Low Contrast Gray Fonts on Site Are Virtually Invisible To Me

I have very good eyesight, even in my mid-70's, but the use of the trendy low contrast gray fonts on the site are causing me great difficulty. I know this has been an (unfortunate) trend in web design for a few years now, but it is an absolute pain to try to read. I just reviewed a listing as a viewer would see it, and the description was so faint gray low contrast gray I could barely read it. This on a Windows 10 PC with a 24" Dell monitor that delivers crisp, clear colors and resolution was set at 1930 x 1080. There is even a web site that has sprung up to protest this, I would urge designers to have a read: https://contrastrebellion.com/ To quote nngroup.com summary on this issue:

"Low-Contrast Text Is Not the Answer. Summary: Low-contrast text may be trendy, but it is also illegible, undiscoverable, and inaccessible. Instead, consider more usable alternatives."

The solution, assuming you are using style sheets, which is almost a certainty, is PLEASE CHANGE THE TEXT FONT TO A DARKER, HIGHER CONTRAST READABLE FONT.

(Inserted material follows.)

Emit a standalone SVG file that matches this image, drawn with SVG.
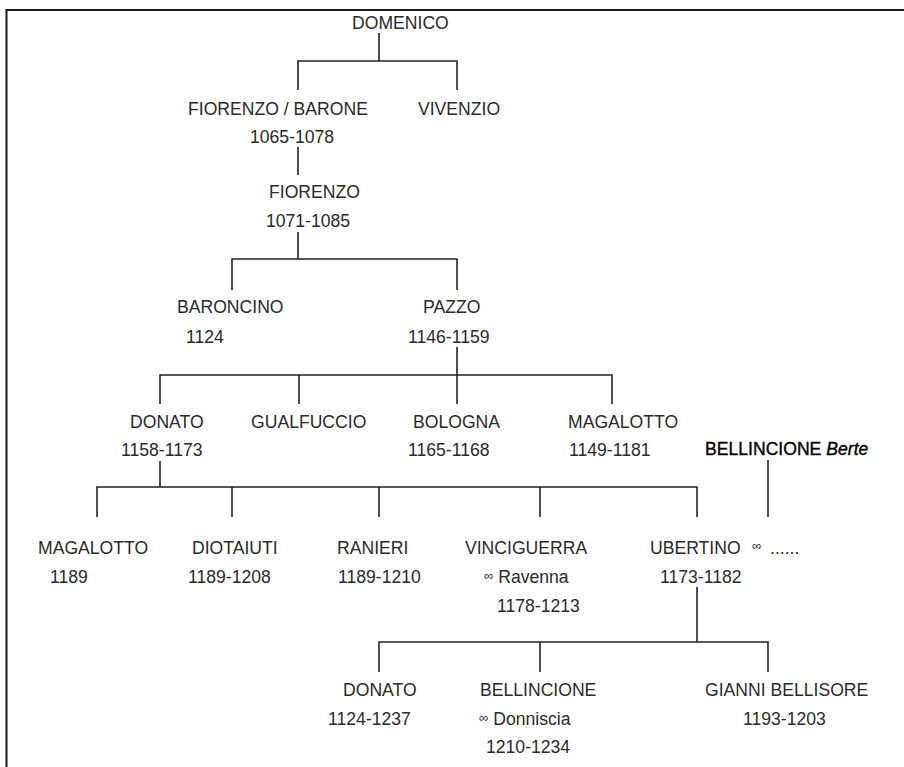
<svg xmlns="http://www.w3.org/2000/svg" width="904" height="767" viewBox="0 0 904 767">
<style>
text{font-family:"Liberation Sans",Arial,sans-serif;font-size:17.6px;fill:#2a2a2a}
.inf{font-size:13px}
.bold{fill:#000;stroke:#000;stroke-width:0.35}
.ln{stroke:#222;stroke-width:1.6;fill:none}
.frame{stroke:#1a1a1a;stroke-width:2;fill:none}
</style>
<rect width="904" height="767" fill="#fff"/>
<path class="frame" d="M6.5,767 V10 H904"/>
<g id="connectors">
<path class="ln" d="M379,33 V61 M298,90 V61 H457 V90"/>
<path class="ln" d="M298,147 V175"/>
<path class="ln" d="M298,232 V259 M232,290 V259 H457 V290"/>
<path class="ln" d="M457,347 V375 M160,404 V375 H612 V404 M299,375 V404 M457,375 V404"/>
<path class="ln" d="M160,461 V487 M97,517 V487 H697 V517 M232,487 V517 M379,487 V517 M540,487 V517"/>
<path class="ln" d="M768,460 V517"/>
<path class="ln" d="M697,587 V642 M379,672 V642 H768 V672 M540,642 V672"/>
</g>
<g id="domenico"><text x="352" y="29">DOMENICO</text></g>
<g id="fiorenzo-barone"><text x="188" y="115">FIORENZO / BARONE</text><text x="250" y="143">1065-1078</text></g>
<g id="vivenzio"><text x="418" y="115">VIVENZIO</text></g>
<g id="fiorenzo"><text x="269" y="198">FIORENZO</text><text x="266" y="227">1071-1085</text></g>
<g id="baroncino"><text x="177" y="313">BARONCINO</text><text x="186" y="343">1124</text></g>
<g id="pazzo"><text x="423" y="313">PAZZO</text><text x="408" y="343">1146-1159</text></g>
<g id="donato1"><text x="130" y="428">DONATO</text><text x="121" y="456">1158-1173</text></g>
<g id="gualfuccio"><text x="251" y="428">GUALFUCCIO</text></g>
<g id="bologna"><text x="413" y="428">BOLOGNA</text><text x="408" y="456">1165-1168</text></g>
<g id="magalotto1"><text x="568" y="428">MAGALOTTO</text><text x="569" y="456">1149-1181</text></g>
<g id="bellincione-berte"><text x="705" y="455"><tspan class="bold">BELLINCIONE</tspan> <tspan class="bold" font-style="italic">Berte</tspan></text></g>
<g id="magalotto2"><text x="38" y="554">MAGALOTTO</text><text x="50" y="583">1189</text></g>
<g id="diotaiuti"><text x="192" y="554">DIOTAIUTI</text><text x="188" y="583">1189-1208</text></g>
<g id="ranieri"><text x="337" y="554">RANIERI</text><text x="338" y="583">1189-1210</text></g>
<g id="vinciguerra"><text x="465" y="554">VINCIGUERRA</text><text x="484" y="583"><tspan class="inf" dy="-3">∞</tspan><tspan dy="3"> Ravenna</tspan></text><text x="497" y="612">1178-1213</text></g>
<g id="ubertino"><text x="650" y="554">UBERTINO</text><text x="752" y="550" class="inf">∞</text><text x="770" y="554">......</text><text x="660" y="583">1173-1182</text></g>
<g id="donato2"><text x="343" y="696">DONATO</text><text x="328" y="725">1124-1237</text></g>
<g id="bellincione"><text x="480" y="696">BELLINCIONE</text><text x="479" y="725"><tspan class="inf" dy="-3">∞</tspan><tspan dy="3">  Donniscia</tspan></text><text x="486" y="753">1210-1234</text></g>
<g id="gianni"><text x="705" y="696">GIANNI BELLISORE</text><text x="743" y="725">1193-1203</text></g>
</svg>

It got so bad recently I experimented with turning on high contrast for visually impaired in Windows 10, but that solution is so $DEITY-awful I had to turn it back off.

Comments

  • 6 Comments sorted by Votes Date Added
  • edited July 2020 0 LikesVote Down
    I agree. One quick workaround might be to increase the font size in your browser. I use Firefox and if I hit " +" a few times it gets much more readable. At least that's something you can control.
  • I have to increase the size and then highlight - no idea why web designers seem to deliberately try to make it hard for the boomers to use their sites. I still think the ADA should apply but apparently age is not considered a disability. They will find out when they find it impossible to use the sites they created - that is karma for you..... wish I could be around to watch.
  • Carol, it's because web designers are in their twenties. They don't have cataracts. When they get to be in their 60s, we will have our revenge on them!
  • "Carol, it's because web designers are in their twenties. They don't have cataracts."

    And they have little regard for the people that have to use their "designs," and will not even acknowledge the comments and requests on this forum, on the subject. It really chaps my hide.
  • It's too gray for Mark to read and respond.
  • FWIW, I am in mid seventies, do not have cataracts, in fact have excellent eyesight. Also FWIW, I am retired IT professional, programming, systems analysis, last 15 years before retirement director of IT and computing for major athletics Division I program. My team created their first web site. So I speak from experience. And from vantage point of good eyesight that can STILL barely read the fond I am typing this in at the moment. I just looked at the page source for a HipStamp page, and they are using .css, i.e. style sheets. This means the font could be darkened for all text with just a few changes to the style sheet that controls body text, text being typed into text boxes like this, etc. All that is defined as elements in the style sheet, and applied in all pages. Voila. Readability Regained. Which lately, which seem like Paradise Regained.